For a second day, the U.S. stock market powered higher on optimism generated by a pledge from the European Central Bank chief, who vowed Thursday to do whatever necessary to preserve the euro.
There were troubling signs too, but they market shrugged them off. The government reported that the U.S. economy's growth rate slowed in the second quarter as recession-weary consumers pulled back on spending. Facebook dropped 16 percent and Starbucks fell 12 percent after reporting results that disappointed investors.
Bond trading also reflected investors' optimism. The yield on the benchmark 10-year Treasury note jumped to 1.51 percent from 1.44 percent late Thursday. That means investors are shedding low-risk assets like U.S. government bonds and putting their money to work in other places, like the stock market.

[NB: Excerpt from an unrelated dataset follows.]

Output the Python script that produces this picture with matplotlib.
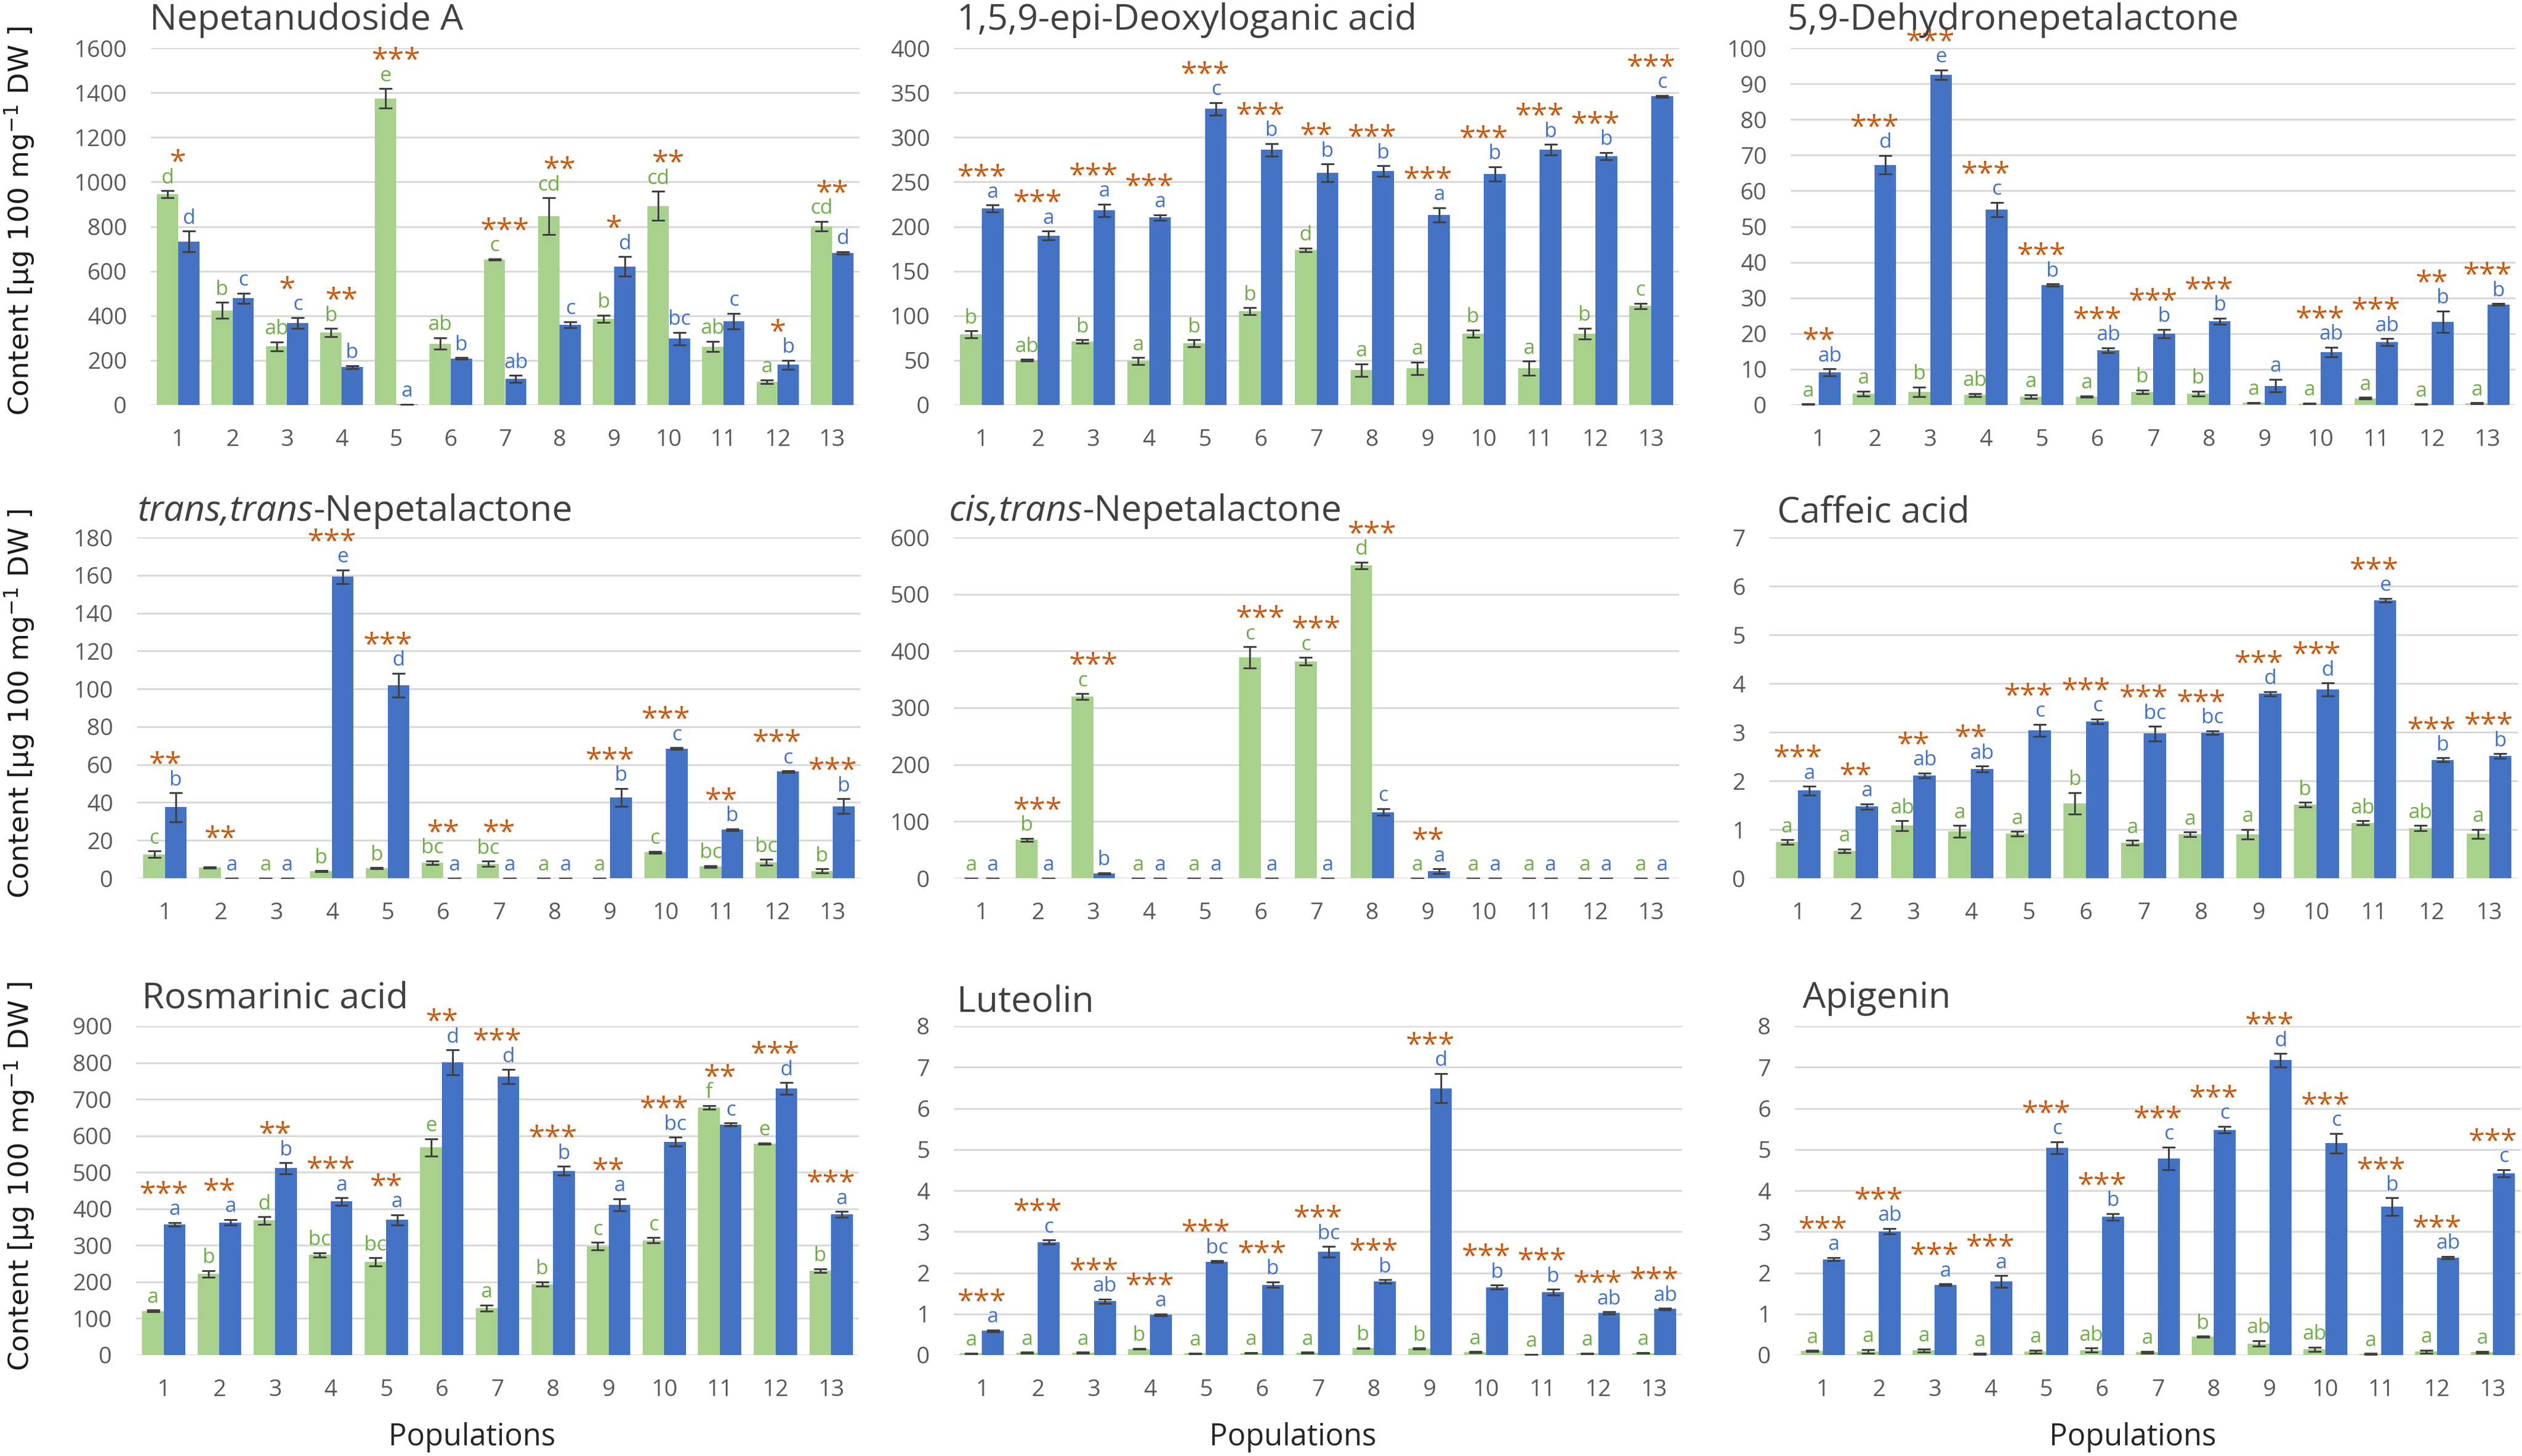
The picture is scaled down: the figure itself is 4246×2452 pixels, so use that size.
import matplotlib
matplotlib.use('Agg')
import matplotlib.pyplot as plt
import numpy as np

plt.rcParams['font.family'] = ['Open Sans', 'DejaVu Sans']

populations = [str(i) for i in range(1, 14)]

# ---------------- data ----------------
nep_green = [945, 424, 263, 324, 1375, 275, 653, 846, 386, 893, 262, 105, 801]
nep_green_err = [16, 36, 20, 19, 43, 26, 3, 83, 16, 65, 23, 8, 22]
nep_blue = [733, 478, 368, 170, 2, 208, 116, 360, 621, 298, 375, 180, 681]
nep_blue_err = [47, 23, 24, 7, 1, 4, 16, 13, 44, 28, 35, 20, 6]
nep_green_let = ['d', 'b', 'ab', 'b', 'e', 'ab', 'c', 'cd', 'b', 'cd', 'ab', 'a', 'cd']
nep_blue_let = ['d', 'c', 'c', 'b', 'a', 'b', 'ab', 'c', 'd', 'bc', 'c', 'b', 'd']
nep_stars = ['*', '', '*', '**', '***', '', '***', '**', '*', '**', '', '*', '**']

dla_green = [79, 50, 71, 49, 69, 105, 174, 39, 41, 80, 41, 80, 111]
dla_green_err = [4, 1, 2, 4, 4, 4, 2, 7, 7, 4, 8, 6, 3]
dla_blue = [220, 190, 218, 210, 332, 286, 260, 262, 213, 259, 286, 279, 346]
dla_blue_err = [4, 5, 7, 3, 7, 7, 10, 6, 8, 8, 6, 4, 1]
dla_green_let = ['b', 'ab', 'b', 'a', 'b', 'b', 'd', 'a', 'a', 'b', 'a', 'b', 'c']
dla_blue_let = ['a', 'a', 'a', 'a', 'c', 'b', 'b', 'b', 'a', 'b', 'b', 'b', 'c']
dla_stars = ['***', '***', '***', '***', '***', '***', '**', '***', '***', '***', '***', '***', '***']

dhn_green = [0.2, 3.2, 3.7, 2.8, 2.4, 2.3, 3.7, 3.2, 0.6, 0.4, 1.9, 0.25, 0.5]
dhn_green_err = [0.05, 0.7, 1.3, 0.4, 0.5, 0.2, 0.5, 0.7, 0.1, 0.1, 0.2, 0.05, 0.1]
dhn_blue = [9.1, 67.3, 92.5, 54.8, 33.6, 15.3, 20.0, 23.5, 5.4, 14.8, 17.6, 23.3, 28.2]
dhn_blue_err = [1.0, 2.6, 1.4, 2.0, 0.3, 0.7, 1.2, 0.8, 1.8, 1.4, 1.0, 3.0, 0.2]
dhn_green_let = ['a', 'a', 'b', 'ab', 'a', 'a', 'b', 'b', 'a', 'a', 'a', 'a', 'a']
dhn_blue_let = ['ab', 'd', 'e', 'c', 'b', 'ab', 'b', 'b', 'a', 'ab', 'ab', 'b', 'b']
dhn_stars = ['**', '***', '***', '***', '***', '***', '***', '***', '', '***', '***', '**', '***']

ttn_green = [12.7, 5.6, 0, 3.7, 5.3, 8.2, 7.6, 0, 0, 13.7, 6.2, 8.5, 3.9]
ttn_green_err = [1.7, 0.3, 0, 0.3, 0.3, 0.9, 1.4, 0, 0, 0.5, 0.5, 1.5, 1.1]
ttn_blue = [37.5, 0, 0, 159.2, 102.0, 0, 0, 0, 42.6, 68.4, 25.6, 56.3, 38.1]
ttn_blue_err = [7.6, 0, 0, 3.6, 6.3, 0, 0, 0, 4.8, 0.5, 0.5, 0.4, 3.9]
ttn_green_let = ['c', '', 'a', 'b', 'b', 'bc', 'bc', 'a', 'a', 'c', 'bc', 'bc', 'b']
ttn_blue_let = ['b', 'a', 'a', 'e', 'd', 'a', 'a', 'a', 'b', 'c', 'b', 'c', 'b']
ttn_stars = ['**', '**', '', '***', '***', '**', '**', '', '***', '***', '**', '***', '***']

ctn_green = [0, 67.5, 320, 0, 0, 388.6, 381.8, 550.6, 0, 0, 0, 0, 0]
ctn_green_err = [0, 3, 5, 0, 0, 19, 7, 6, 0, 0, 0, 0, 0]
ctn_blue = [0, 0, 8.8, 0, 0, 0, 0, 116.4, 12.5, 0, 0, 0, 0]
ctn_blue_err = [0, 0, 1, 0, 0, 0, 0, 6, 4, 0, 0, 0, 0]
ctn_green_let = ['a', 'b', 'c', 'a', 'a', 'c', 'c', 'd', 'a', 'a', 'a', 'a', 'a']
ctn_blue_let = ['a', 'a', 'b', 'a', 'a', 'a', 'a', 'c', 'a', 'a', 'a', 'a', 'a']
ctn_stars = ['', '***', '***', '', '', '***', '***', '***', '**', '', '', '', '']

caf_green = [0.74, 0.56, 1.08, 0.96, 0.91, 1.54, 0.73, 0.90, 0.90, 1.51, 1.14, 1.03, 0.91]
caf_green_err = [0.05, 0.04, 0.10, 0.12, 0.05, 0.22, 0.05, 0.05, 0.10, 0.05, 0.04, 0.05, 0.09]
caf_blue = [1.80, 1.47, 2.11, 2.24, 3.04, 3.22, 2.97, 2.99, 3.79, 3.88, 5.71, 2.43, 2.51]
caf_blue_err = [0.09, 0.06, 0.05, 0.06, 0.12, 0.05, 0.15, 0.04, 0.04, 0.13, 0.04, 0.04, 0.05]
caf_green_let = ['a', 'a', 'ab', 'a', 'a', 'b', 'a', 'a', 'a', 'b', 'ab', 'ab', 'a']
caf_blue_let = ['a', 'a', 'ab', 'ab', 'c', 'c', 'bc', 'bc', 'd', 'd', 'e', 'b', 'b']
caf_stars = ['***', '**', '**', '**', '***', '***', '***', '***', '***', '***', '***', '***', '***']

ros_green = [121, 222, 368, 274, 255, 568, 129, 194, 298, 314, 678, 578, 231]
ros_green_err = [2, 9, 10, 6, 11, 24, 8, 6, 10, 7, 5, 2, 5]
ros_blue = [358, 363, 511, 420, 370, 801, 762, 504, 411, 584, 631, 729, 385]
ros_blue_err = [5, 8, 15, 10, 14, 34, 19, 12, 17, 12, 4, 16, 8]
ros_green_let = ['a', 'b', 'd', 'bc', 'bc', 'e', 'a', 'b', 'c', 'c', 'f', 'e', 'b']
ros_blue_let = ['a', 'a', 'b', 'a', 'a', 'd', 'd', 'b', 'a', 'bc', 'c', 'd', 'a']
ros_stars = ['***', '**', '**', '***', '**', '**', '***', '***', '**', '***', '**', '***', '***']

lut_green = [0.04, 0.06, 0.06, 0.15, 0.04, 0.05, 0.06, 0.17, 0.16, 0.07, 0.015, 0.04, 0.05]
lut_green_err = [0.01, 0.01, 0.01, 0.01, 0.01, 0.01, 0.01, 0.01, 0.01, 0.01, 0.005, 0.01, 0.01]
lut_blue = [0.59, 2.75, 1.31, 0.98, 2.27, 1.71, 2.51, 1.79, 6.49, 1.65, 1.53, 1.02, 1.12]
lut_blue_err = [0.02, 0.05, 0.05, 0.02, 0.02, 0.07, 0.13, 0.04, 0.36, 0.05, 0.07, 0.03, 0.02]
lut_green_let = ['a', 'a', 'a', 'b', 'a', 'a', 'a', 'b', 'b', 'a', 'a', 'a', 'a']
lut_blue_let = ['a', 'c', 'ab', 'a', 'bc', 'b', 'bc', 'b', 'd', 'b', 'b', 'ab', 'ab']
lut_stars = ['***', '***', '***', '***', '***', '***', '***', '***', '***', '***', '***', '***', '***']

api_green = [0.10, 0.09, 0.11, 0.03, 0.08, 0.12, 0.07, 0.45, 0.28, 0.14, 0.03, 0.08, 0.07]
api_green_err = [0.01, 0.04, 0.04, 0.01, 0.04, 0.05, 0.02, 0.01, 0.07, 0.05, 0.01, 0.04, 0.02]
api_blue = [2.33, 3.01, 1.71, 1.79, 5.04, 3.36, 4.78, 5.48, 7.17, 5.15, 3.61, 2.37, 4.42]
api_blue_err = [0.04, 0.07, 0.02, 0.14, 0.15, 0.08, 0.28, 0.08, 0.16, 0.24, 0.21, 0.03, 0.09]
api_green_let = ['a', 'a', 'a', 'a', 'a', 'ab', 'a', 'b', 'ab', 'ab', 'a', 'a', 'a']
api_blue_let = ['a', 'ab', 'a', 'a', 'c', 'b', 'c', 'c', 'd', 'c', 'b', 'ab', 'c']
api_stars = ['***', '***', '***', '***', '***', '***', '***', '***', '***', '***', '***', '***', '***']

panels = [
    (('', 'Nepetanudoside A'), 1600, 200, nep_green, nep_green_err, nep_blue, nep_blue_err, nep_green_let, nep_blue_let, nep_stars),
    (('', '1,5,9-epi-Deoxyloganic acid'), 400, 50, dla_green, dla_green_err, dla_blue, dla_blue_err, dla_green_let, dla_blue_let, dla_stars),
    (('', '5,9-Dehydronepetalactone'), 100, 10, dhn_green, dhn_green_err, dhn_blue, dhn_blue_err, dhn_green_let, dhn_blue_let, dhn_stars),
    (('trans,trans', '-Nepetalactone'), 180, 20, ttn_green, ttn_green_err, ttn_blue, ttn_blue_err, ttn_green_let, ttn_blue_let, ttn_stars),
    (('cis,trans', '-Nepetalactone'), 600, 100, ctn_green, ctn_green_err, ctn_blue, ctn_blue_err, ctn_green_let, ctn_blue_let, ctn_stars),
    (('', 'Caffeic acid'), 7, 1, caf_green, caf_green_err, caf_blue, caf_blue_err, caf_green_let, caf_blue_let, caf_stars),
    (('', 'Rosmarinic acid'), 900, 100, ros_green, ros_green_err, ros_blue, ros_blue_err, ros_green_let, ros_blue_let, ros_stars),
    (('', 'Luteolin'), 8, 1, lut_green, lut_green_err, lut_blue, lut_blue_err, lut_green_let, lut_blue_let, lut_stars),
    (('', 'Apigenin'), 8, 1, api_green, api_green_err, api_blue, api_blue_err, api_green_let, api_blue_let, api_stars),
]

# ---------------- styling / layout ----------------
GREEN_BAR = '#A9D18E'
BLUE_BAR = '#4472C4'
GREEN_TXT = '#70AD47'
BLUE_TXT = '#4472C4'
STAR_COL = '#C55A11'
ERR_COL = '#404040'
GRID_COL = '#D9D9D9'
TITLE_COL = '#404040'
TICK_COL = '#595959'

W, H = 4246, 2452
fig = plt.figure(figsize=(W / 100, H / 100), dpi=100)

rows_px = [(81, 682), (905, 1479), (1728, 2282)]
cols_px = [[(254, 1447), (1606, 2827), (3015, 4235)],
           [(231, 1449), (1606, 2827), (2979, 4239)],
           [(229, 1446), (1606, 2832), (3022, 4244)]]
title_px = [[(252, 50), (1611, 50), (3009, 50)],
            [(231, 877), (1597, 877), (2992, 879)],
            [(239, 1698), (1611, 1703), (3035, 1697)]]
ylabel_center = [372, 1185, 1981]

bw = 0.39
x = np.arange(len(populations))

for k, (title, ymax, ystep, g, ge, b, be, gl, bl, st) in enumerate(panels):
    r, c = divmod(k, 3)
    top, bot = rows_px[r]
    left, right = cols_px[r][c]
    ax = fig.add_axes([left / W, 1 - bot / H, (right - left) / W, (bot - top) / H])
    g = np.array(g, float); ge = np.array(ge, float)
    b = np.array(b, float); be = np.array(be, float)
    ax.bar(x - bw / 2, g, bw, color=GREEN_BAR, zorder=2)
    ax.bar(x + bw / 2, b, bw, color=BLUE_BAR, zorder=2)
    for xs, v, e in ((x - bw / 2, g, ge), (x + bw / 2, b, be)):
        ax.errorbar(xs, v, yerr=e, fmt='none', ecolor=ERR_COL, elinewidth=2.2,
                    capsize=8, capthick=2.2, zorder=3)
    ax.set_xlim(-0.5, len(populations) - 0.5)
    ax.set_ylim(0, ymax)
    ax.set_yticks(np.arange(0, ymax + ystep / 2, ystep))
    ax.set_xticks(x, populations)
    ax.tick_params(length=0, pad=29, labelsize=28, labelcolor=TICK_COL)
    for s in ax.spines.values():
        s.set_visible(False)
    ax.set_axisbelow(True)
    ax.grid(axis='y', color=GRID_COL, linewidth=2.2)

    for i in range(len(populations)):
        if gl[i]:
            ax.annotate(gl[i], (x[i] - bw / 2, g[i] + ge[i]), xytext=(0, 9), textcoords='offset points',
                        ha='center', va='baseline', color=GREEN_TXT, fontsize=25, annotation_clip=False)
        if bl[i]:
            ax.annotate(bl[i], (x[i] + bw / 2, b[i] + be[i]), xytext=(0, 9), textcoords='offset points',
                        ha='center', va='baseline', color=BLUE_TXT, fontsize=25, annotation_clip=False)
        if st[i]:
            tp = max(g[i] + ge[i], b[i] + be[i])
            ax.annotate(st[i], (x[i], tp), xytext=(0, 23), textcoords='offset points',
                        ha='center', va='baseline', color=STAR_COL, fontsize=36, annotation_clip=False)

    # title (italic prefix + regular part)
    tx, ty = title_px[r][c]
    ital, norm = title
    if ital:
        t1 = fig.text(tx / W, 1 - ty / H, ital, style='italic', fontsize=44, color=TITLE_COL, va='baseline', ha='left')
        ax.annotate(norm, xy=(1, 0), xycoords=t1, va='bottom', ha='left', fontsize=44,
                    color=TITLE_COL, annotation_clip=False)
    else:
        fig.text(tx / W, 1 - ty / H, norm, fontsize=44, color=TITLE_COL, va='baseline', ha='left')

    if r == 2:
        fig.text((left + 0.465 * (right - left)) / W, 1 - 2434 / H, 'Populations', fontsize=36.5,
                 color='#262626', ha='center', va='baseline')

for r in range(3):
    fig.text(33 / W, 1 - ylabel_center[r] / H, r'Content [µg 100 mg$^{\mathregular{-1}}$ DW ]',
             rotation=90, ha='center', va='center', fontsize=34, family='DejaVu Sans', color='#1a1a1a')

fig.savefig('out.png', dpi=100)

The Dow Jones industrial average rose 86 points to 12,974 in the first half-hour of trading. Merck jumped $1.48 to $44.81, the biggest gain in the Dow average, after the drug maker beat analysts' forecasts for income and revenue.
The Standard & Poor's 500 rose 11 points to 1,371. The Nasdaq composite index was up 19 at 2,912.
Draghi's remarks were influential because many investors fear that the results would be dire if the 17 countries that use the euro were split apart. Weaker countries like Greece and Spain would likely plunge into an economic tailspin.
Germany's finance minister, Wolfgang Schaeuble, followed Draghi's remarks with what amounted to a cautious endorsement. In a statement, Schaeuble said he welcomed Draghi's pledge to secure the euro. But he also made sure to place responsibility on the individual European countries, saying that they are responsible for implementing their own "necessary measures." He was referring to painful spending cuts that weaker countries like Greece have resisted and stronger countries like Germany have insisted on.
Spain reported that its sky-high unemployment rate shows no signs of abating. Almost 25 percent of workers there are unemployed, and the proportion rises to 53 percent for workers younger than 25.
Among other companies making big moves:
— Amazon jumped more than 6 percent, rising $13.98 to $233.99. The online retailer reported a steep drop in earnings but analysts were expecting the decline, which was caused mostly by costs related to buying a warehouse technology company.
— Starbucks reported higher revenue and net income. But investors were disappointed that the company cut its outlook for the current quarter, worried over slowing traffic in June and July. It is also considering closing unprofitable stores in Europe. Starbucks fell $5.94 to $46.47.
— Facebook, in its first quarter as a public company, reported a 32 percent jump in revenue. That might be welcome news at many companies, but it was lower than previous quarters. And revenue growth is especially important for a newly public company like Facebook, which didn't turn a profit but did attract investors who were willing to bet on fast-growing revenue. The stock dropped $4.03 to $22.82. It has not traded above its initial pricing of $38 since May 18, its first day as a public company.